Dataset entries
----
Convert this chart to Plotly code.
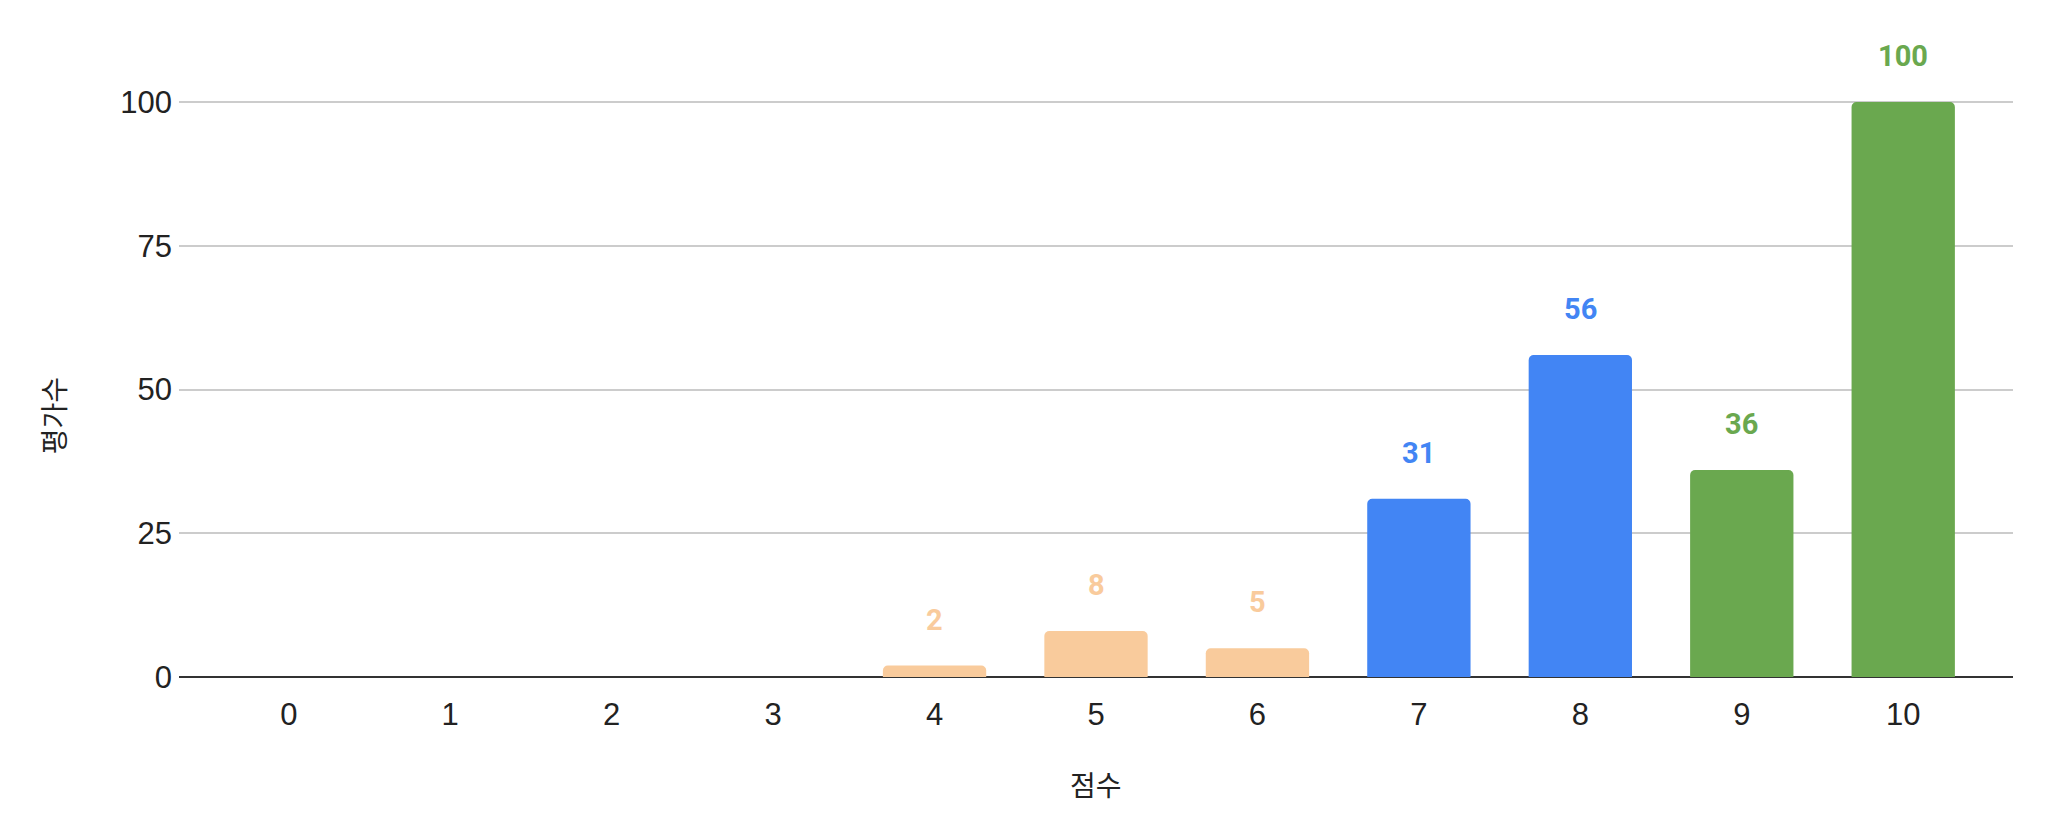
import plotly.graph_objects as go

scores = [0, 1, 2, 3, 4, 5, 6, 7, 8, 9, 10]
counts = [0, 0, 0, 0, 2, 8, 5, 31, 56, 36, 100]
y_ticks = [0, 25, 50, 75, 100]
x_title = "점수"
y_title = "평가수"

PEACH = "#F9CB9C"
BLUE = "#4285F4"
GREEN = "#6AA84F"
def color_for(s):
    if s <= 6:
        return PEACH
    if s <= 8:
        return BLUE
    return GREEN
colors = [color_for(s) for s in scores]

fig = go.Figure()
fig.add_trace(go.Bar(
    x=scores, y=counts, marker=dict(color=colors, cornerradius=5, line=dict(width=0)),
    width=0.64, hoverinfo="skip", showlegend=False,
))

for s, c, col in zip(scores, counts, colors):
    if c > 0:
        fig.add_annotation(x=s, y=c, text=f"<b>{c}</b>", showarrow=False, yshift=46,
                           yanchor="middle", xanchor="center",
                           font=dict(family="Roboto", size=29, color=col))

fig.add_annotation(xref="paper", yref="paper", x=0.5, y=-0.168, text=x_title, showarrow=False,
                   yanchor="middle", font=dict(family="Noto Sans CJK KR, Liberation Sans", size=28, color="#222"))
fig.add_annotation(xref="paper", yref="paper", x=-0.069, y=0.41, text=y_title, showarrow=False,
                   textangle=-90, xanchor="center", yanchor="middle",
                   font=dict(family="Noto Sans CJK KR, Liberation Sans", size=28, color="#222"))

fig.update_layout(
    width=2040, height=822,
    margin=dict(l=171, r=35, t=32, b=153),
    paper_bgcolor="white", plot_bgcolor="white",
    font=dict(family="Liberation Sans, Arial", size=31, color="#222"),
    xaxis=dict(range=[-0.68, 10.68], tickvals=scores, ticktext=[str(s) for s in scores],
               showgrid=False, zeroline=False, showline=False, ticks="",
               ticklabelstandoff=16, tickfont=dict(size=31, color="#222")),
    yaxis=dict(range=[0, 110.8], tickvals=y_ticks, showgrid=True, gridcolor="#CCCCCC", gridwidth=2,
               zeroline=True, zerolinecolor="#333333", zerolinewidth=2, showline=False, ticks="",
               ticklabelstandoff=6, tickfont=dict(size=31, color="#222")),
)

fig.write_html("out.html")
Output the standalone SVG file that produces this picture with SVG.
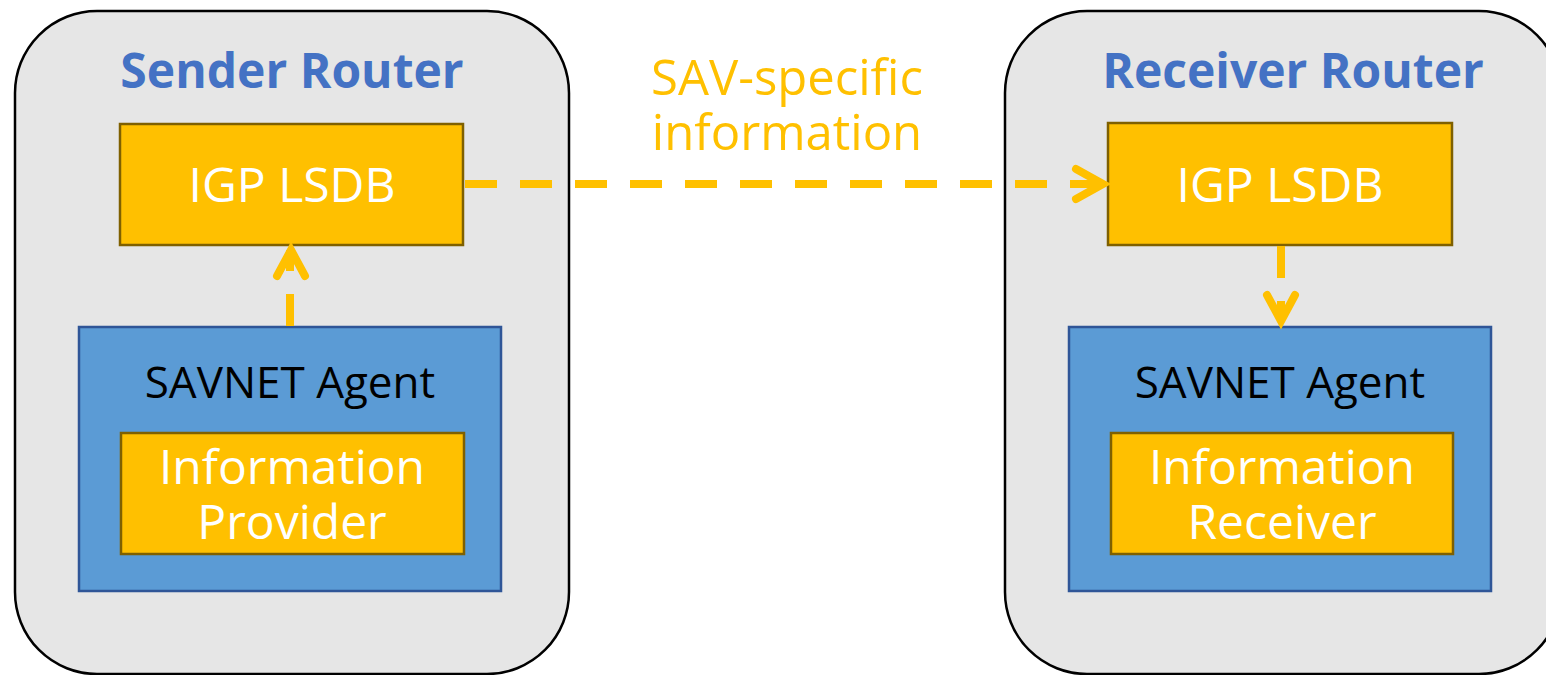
----
▸ SHORT PROBLEM: Please extract exactly the lines of the data, from the first through the line containing "colors = [color_for(s) for s in scores]", and add no pictures to the copy.

▸ REPLY:
Convert this chart to Plotly code.
import plotly.graph_objects as go

scores = [0, 1, 2, 3, 4, 5, 6, 7, 8, 9, 10]
counts = [0, 0, 0, 0, 2, 8, 5, 31, 56, 36, 100]
y_ticks = [0, 25, 50, 75, 100]
x_title = "점수"
y_title = "평가수"

PEACH = "#F9CB9C"
BLUE = "#4285F4"
GREEN = "#6AA84F"
def color_for(s):
    if s <= 6:
        return PEACH
    if s <= 8:
        return BLUE
    return GREEN
colors = [color_for(s) for s in scores]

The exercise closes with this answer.